You are asked to design a pipeline that integrates legacy EMR data into the modern platform while preserving auditability and supporting both daily batch analytics and near-real-time operational dashboards.
Scale Requirements
- Source systems: 1 primary EMR database, 6 ancillary systems, HL7 ADT/ORM/ORU feeds
- Volume: 180M historical encounters, 2.5B lab result rows, 25 TB raw backfill
- Incremental load: 8M changed rows/day, 150 GB/day new data
- Streaming: up to 1,500 HL7 messages/sec peak
- Latency target: batch data available within 2 hours; HL7-derived operational tables within 5 minutes
- Retention: 7 years online, immutable audit history for all corrections
Requirements
- Ingest historical EMR tables and ongoing CDC changes from SQL Server into AWS storage without losing source lineage.
- Parse HL7 feeds and normalize them into canonical patient, encounter, provider, diagnosis, procedure, medication, and lab models.
- Handle common legacy issues: duplicate patient identifiers, late corrections, code-set drift (ICD-9/10, CPT, local lab codes), null-heavy columns, and inconsistent timestamps/time zones.
- Support idempotent reprocessing, selective backfills by facility/date range, and schema evolution with minimal downstream breakage.
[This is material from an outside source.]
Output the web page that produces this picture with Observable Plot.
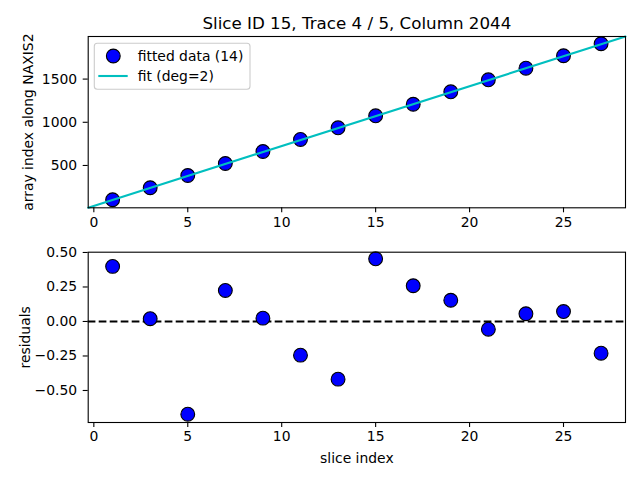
<!DOCTYPE html>
<html>
<head>
<meta charset="utf-8">
<script src="https://cdn.jsdelivr.net/npm/d3@7"></script>
<script src="https://cdn.jsdelivr.net/npm/@observablehq/plot@0.6"></script>
<style>
  body { margin: 0; background: #fff; }
  #fig { position: relative; width: 640px; height: 480px; background: #fff; font-family: "DejaVu Sans", sans-serif; }
  #fig .panel { position: absolute; left: 0; }
  #legend { position: absolute; left: 0; top: 0; pointer-events: none; }
</style>
</head>
<body>
<div id="fig">
  <div id="top" class="panel" style="top:0px"></div>
  <div id="bottom" class="panel" style="top:240px"></div>
</div>
<script>
// ---- data ----
const sliceIndex = [1, 3, 5, 7, 9, 11, 13, 15, 17, 19, 21, 23, 25, 27];
const arrayIndex = [103, 242, 384, 523, 662, 801, 936, 1075, 1209, 1353, 1492, 1626, 1770, 1909];
const residuals  = [0.399, 0.020, -0.672, 0.225, 0.024, -0.244, -0.418, 0.454, 0.259, 0.154, -0.056, 0.056, 0.072, -0.230];
const fitX = [-0.3, 28.3];
const fitY = [12, 1993];
const xDomain = [-0.3, 28.3];
const yDomainTop = [10, 1993];
const yDomainBottom = [-0.732, 0.502];
const xTicks = [0, 5, 10, 15, 20, 25];
const yTicksTop = [500, 1000, 1500];
const yTicksBottom = [-0.5, -0.25, 0, 0.25, 0.5];
const titleText = "Slice ID 15, Trace 4 / 5, Column 2044";
const legendLabels = ["fitted data (14)", "fit (deg=2)"];
const yLabelTop = "array index along NAXIS2";
const yLabelBottom = "residuals";
const xLabel = "slice index";

// ---- tables built from the arrays ----
const points = sliceIndex.map((x, i) => ({x, y: arrayIndex[i]}));
const resid = sliceIndex.map((x, i) => ({x, y: residuals[i]}));
const fit = fitX.map((x, i) => ({x, y: fitY[i]}));

const FONT = "DejaVu Sans";
const commonStyle = {fontFamily: FONT, fontSize: "13.9px", color: "black", background: "transparent", overflow: "visible"};
const ML = 87.7, MR = 15;

const topPlot = Plot.plot({
  width: 640, height: 240,
  marginLeft: ML, marginRight: MR, marginTop: 36, marginBottom: 32.7,
  style: commonStyle,
  x: {domain: xDomain},
  y: {domain: yDomainTop},
  marks: [
    Plot.axisX({ticks: xTicks, tickSize: 5, tickPadding: 4, label: null, strokeWidth: 1.1}),
    Plot.axisY({ticks: yTicksTop, tickSize: 5, tickPadding: 6, tickFormat: d => String(d), strokeWidth: 1.1,
      label: yLabelTop, labelAnchor: "center", labelArrow: "none", labelOffset: 65}),
    Plot.dot(points, {x: "x", y: "y", r: 6.9, fill: "#0000ff", stroke: "black", strokeWidth: 1.1}),
    Plot.line(fit, {x: "x", y: "y", stroke: "#00bfbf", strokeWidth: 2.1}),
    Plot.frame({stroke: "black", strokeWidth: 1.1}),
    Plot.text([titleText], {text: d => d, frameAnchor: "top", lineAnchor: "bottom", dy: -8, fontSize: 16.7, fill: "black"})
  ]
});
document.getElementById("top").appendChild(topPlot);

const bottomPlot = Plot.plot({
  width: 640, height: 240,
  marginLeft: ML, marginRight: MR, marginTop: 11.7, marginBottom: 58,
  style: commonStyle,
  x: {domain: xDomain},
  y: {domain: yDomainBottom},
  marks: [
    Plot.axisX({ticks: xTicks, tickSize: 5, tickPadding: 4, strokeWidth: 1.1,
      label: xLabel, labelAnchor: "center", labelArrow: "none", labelOffset: 40.5}),
    Plot.axisY({ticks: yTicksBottom, tickSize: 5, tickPadding: 6, strokeWidth: 1.1,
      tickFormat: d => (d < 0 ? "\u2212" : "") + Math.abs(d).toFixed(2),
      label: yLabelBottom, labelAnchor: "center", labelArrow: "none", labelOffset: 67.6}),
    Plot.ruleY([0], {stroke: "black", strokeWidth: 2.1, strokeDasharray: "7.7,3.3"}),
    Plot.dot(resid, {x: "x", y: "y", r: 6.9, fill: "#0000ff", stroke: "black", strokeWidth: 1.1}),
    Plot.frame({stroke: "black", strokeWidth: 1.1})
  ]
});
document.getElementById("bottom").appendChild(bottomPlot);

// ---- legend (inside the top axes, as in the reference) ----
const ns = "http://www.w3.org/2000/svg";
const leg = document.createElementNS(ns, "svg");
leg.setAttribute("id", "legend");
leg.setAttribute("width", 640);
leg.setAttribute("height", 480);
leg.innerHTML = `
  <rect x="94.3" y="43.3" width="155.7" height="46" rx="3" ry="3" fill="white" fill-opacity="0.8" stroke="#cccccc" stroke-width="1.1"/>
  <circle cx="113.3" cy="56" r="6.9" fill="#0000ff" stroke="black" stroke-width="1.1"/>
  <line x1="98.3" x2="127.7" y1="76" y2="76" stroke="#00bfbf" stroke-width="2.1"/>
  <text x="137.7" y="60.7" font-family="${FONT}" font-size="13.9" fill="black">${legendLabels[0]}</text>
  <text x="137.7" y="81" font-family="${FONT}" font-size="13.9" fill="black">${legendLabels[1]}</text>
`;
document.getElementById("fig").appendChild(leg);
</script>
</body>
</html>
- Load curated data into Snowflake for BI and regulatory reporting, with data quality checks and reconciliation against source extracts.
- Provide monitoring, alerting, and failure recovery for both batch and streaming paths.
Constraints
- AWS is the required cloud; existing team already uses Airflow, dbt, and Snowflake.
- PHI must remain encrypted in transit and at rest; HIPAA audit logging is mandatory.
- Budget limits favor managed services over large always-on clusters.
- Source EMR allows only limited read replicas and a 4-hour nightly extraction window.